Tightly scoped domains like test generation, legacy modernization, and isolated refactors. Treat each deployment as an experiment with explicit metrics—defect escape rate, PR cycle time, change failure rate.
Re-architected workflows designed around agent capabilities. Productivity gains arise not from layering AI onto existing processes but from rethinking the process itself.
Integrated CI/CD pipelines that treat agents as autonomous contributors. Their work must pass the same static analysis, audit, and review as human-generated code.

The most successful practitioners aren’t passive prompters—they’re what some call ‘agentic engineers.’ They provide scaffolding, discipline, and rigorous oversight that transforms AI-generated code into enterprise-grade software. The agents write detailed PRD documents first. A second agent with a skeptical persona reviews the first agent’s code. Then humans conduct their own review.

Strategic Implications for Enterprise Technology Leaders

If you’re evaluating AI coding agents for enterprise deployment, the data suggests a cautious approach:

Audit your codebase first. How many files exceed 500KB? How much institutional knowledge is undocumented? Monoliths with sparse tests rarely yield net gains from AI coding agents.
Measure actual productivity, not AI-generated lines of code. Track defect escape rates, PR cycle times, and change failure rates. Lines of code is a vanity metric that masks productivity destruction.
Budget for workflow redesign, not just tool licensing. The organizations seeing value from AI coding agents invested heavily in restructuring how developers work—not just adding another tool to existing processes.
Implement security guardrails from day one. AI-generated code introduces new forms of risk: unvetted dependencies, subtle license violations, and undocumented modules that escape peer review.
Treat AI agents as data infrastructure. Every plan, context snapshot, action log, and test run is data that composes into searchable memory of engineering intent—a durable competitive advantage if managed properly.

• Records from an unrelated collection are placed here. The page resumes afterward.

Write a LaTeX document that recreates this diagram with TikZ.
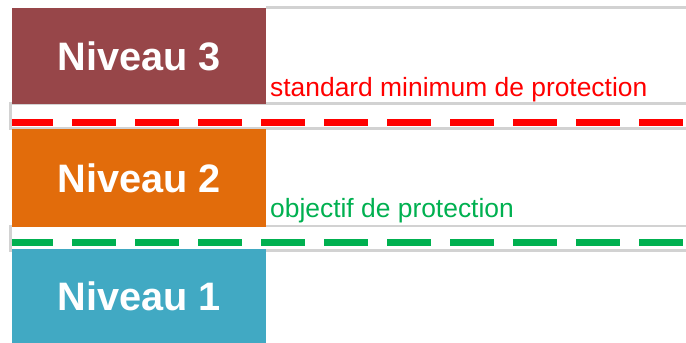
\documentclass[tikz,border=0pt]{standalone}
\usepackage{fontspec}
\setmainfont{Liberation Sans}
\definecolor{c3}{HTML}{974649}
\definecolor{c2}{HTML}{E26C0B}
\definecolor{c1}{HTML}{41A9C3}
\definecolor{gl}{HTML}{D2D2D2}
\definecolor{rd}{HTML}{FF0000}
\definecolor{gn}{HTML}{00B050}
\begin{document}
\begin{tikzpicture}[x=1pt,y=-1pt,
  level/.style={anchor=north west, inner sep=0pt, minimum width=254pt, text=white,
    font=\fontsize{39.7}{39.7}\selectfont\bfseries},
  grayline/.style={draw=gl, line width=2.4pt},
  gap/.style={line width=7pt, dash pattern=on 44pt off 19pt, dash phase=3pt},
  lbl/.style={anchor=base west, inner sep=0pt, font=\fontsize{26.4}{26.4}\selectfont}]
\useasboundingbox (0,0) rectangle (686,343);
% gray guide lines
\draw[grayline] (266,7.5) -- (690,7.5);
\draw[grayline] (690,103.5) -- (10.5,103.5) -- (10.5,128.5) -- (690,128.5);
\draw[grayline] (690,226) -- (10.5,226) -- (10.5,250.5) -- (690,250.5);
% level boxes
\node[level, fill=c3, minimum height=96pt] (n3) at (12,8) {Niveau 3};
\node[level, fill=c2, minimum height=98pt] (n2) at (12,129) {Niveau 2};
\node[level, fill=c1, minimum height=95pt] (n1) at (12,249) {Niveau 1};
% dashed thresholds
\draw[gap, draw=rd] (12,122.5) -- (686,122.5);
\draw[gap, draw=gn] (12,242.5) -- (686,242.5);
% labels
\node[lbl, text=rd] (t3) at (270,96) {standard minimum de protection};
\node[lbl, text=gn] (t2) at (270,217) {objectif de protection};
\end{tikzpicture}
\end{document}
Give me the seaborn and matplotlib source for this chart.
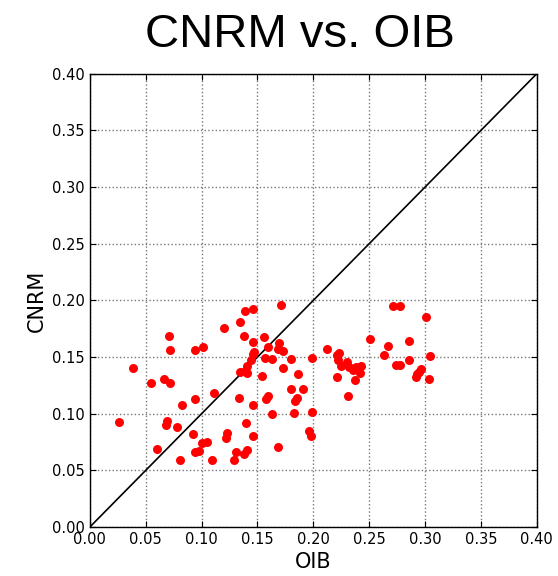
import numpy as np
import pandas as pd
import matplotlib
matplotlib.use('Agg')
import matplotlib.pyplot as plt
import seaborn as sns

# values
oib = [0.026, 0.039, 0.055, 0.0666, 0.0716, 0.0707, 0.0716, 0.069, 0.068, 0.0605,
       0.078, 0.081, 0.0824, 0.092, 0.094, 0.094, 0.094, 0.098, 0.100, 0.1016,
       0.105, 0.1097, 0.111, 0.120, 0.122, 0.123, 0.1286, 0.131, 0.1337, 0.134,
       0.138, 0.134, 0.1376, 0.139, 0.139, 0.140, 0.141, 0.141, 0.141, 0.144,
       0.146, 0.146, 0.147, 0.146, 0.1457, 0.146, 0.154, 0.156, 0.157, 0.1577,
       0.159, 0.159, 0.163, 0.163, 0.168, 0.169, 0.168, 0.171, 0.173, 0.173,
       0.180, 0.180, 0.1855, 0.184, 0.183, 0.186, 0.191, 0.196, 0.198, 0.1987,
       0.199, 0.212, 0.221, 0.223, 0.222, 0.2245, 0.221, 0.2305, 0.232, 0.2353,
       0.238, 0.243, 0.2416, 0.237, 0.2314, 0.2506, 0.263, 0.2665, 0.271, 0.2776,
       0.274, 0.278, 0.2853, 0.2857, 0.292, 0.293, 0.2947, 0.296, 0.301, 0.304,
       0.3033]
cnrm = [0.093, 0.140, 0.127, 0.131, 0.127, 0.169, 0.1565, 0.0935, 0.090, 0.069,
        0.088, 0.059, 0.108, 0.082, 0.1127, 0.1565, 0.0665, 0.067, 0.074, 0.159,
        0.0747, 0.059, 0.1185, 0.176, 0.079, 0.083, 0.059, 0.066, 0.114, 0.181,
        0.0644, 0.1365, 0.169, 0.138, 0.191, 0.092, 0.0677, 0.142, 0.136, 0.147,
        0.192, 0.163, 0.1547, 0.153, 0.1074, 0.080, 0.133, 0.168, 0.149, 0.113,
        0.1156, 0.159, 0.148, 0.100, 0.071, 0.162, 0.157, 0.196, 0.1556, 0.140,
        0.148, 0.122, 0.114, 0.111, 0.1006, 0.135, 0.122, 0.085, 0.080, 0.149,
        0.1015, 0.157, 0.152, 0.154, 0.147, 0.1418, 0.132, 0.1456, 0.1415, 0.1386,
        0.1415, 0.142, 0.1357, 0.130, 0.116, 0.166, 0.1515, 0.160, 0.195, 0.195,
        0.143, 0.143, 0.164, 0.147, 0.1327, 0.135, 0.137, 0.1395, 0.185, 0.1506,
        0.131]
ticks = [0.00, 0.05, 0.10, 0.15, 0.20, 0.25, 0.30, 0.35, 0.40]

df = pd.DataFrame({'OIB': oib, 'CNRM': cnrm})

sns.set_style('ticks')
plt.rcParams['font.family'] = ['DejaVu Sans']
plt.rcParams['text.color'] = 'black'
plt.rcParams['axes.labelcolor'] = 'black'

fig = plt.figure(figsize=(5.58, 5.76), dpi=100)
ax = fig.add_axes([0.161, 0.085, 0.801, 0.787])

sns.scatterplot(data=df, x='OIB', y='CNRM', color='red', s=42,
                linewidth=0, ax=ax, zorder=3)
ax.plot([0, 0.4], [0, 0.4], color='black', linewidth=1.2, zorder=2)

ax.set_xlim(0, 0.4)
ax.set_ylim(0, 0.4)
ax.set_xticks(ticks)
ax.set_yticks(ticks)
ax.set_xticklabels([f'{t:.2f}' for t in ticks])
ax.set_yticklabels([f'{t:.2f}' for t in ticks])
ax.tick_params(direction='in', top=True, right=True, labelsize=10.5,
               length=4, color='black', labelcolor='black')
ax.grid(True, linestyle=':', color='#777777', linewidth=1)
for sp in ax.spines.values():
    sp.set_color('black')
    sp.set_linewidth(1)

ax.set_xlabel('OIB', fontsize=15, labelpad=4, color='black')
ax.set_ylabel('CNRM', fontsize=15, labelpad=4, color='black')
fig.text(0.538, 0.94, 'CNRM vs. OIB', ha='center', va='center',
         fontsize=34, family='Liberation Sans', color='black')

fig.savefig('out.png', dpi=100)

The Bottom Line: Hype vs. Reality in AI Coding Agents Enterprise

The AI coding agent market is experiencing the classic technology hype cycle—massive investment based on demo-driven excitement, followed by the painful discovery that enterprise production environments are orders of magnitude more complex than controlled showcases.

This isn’t to say AI coding tools have no value. But the current generation of agents is better suited for greenfield projects with modern architectures, isolated proof-of-concept development, code generation where humans remain deeply in the loop, and augmentation scenarios rather than automation.

For enterprise CTOs and engineering leaders, the question isn’t whether AI coding agents will eventually transform software development—they likely will. The question is whether today’s tools, with their brittle context windows, hallucination loops, and missing operational awareness, are worth the productivity cost of early adoption.

The evidence suggests patience. Let the vendors work through these fundamental limitations. Invest in modernizing your codebase architecture, documentation, and testing infrastructure. When AI coding agents mature enough to handle enterprise complexity, you’ll be positioned to capture the value. Rush in today, and you might find your developers babysitting AI instead of shipping features.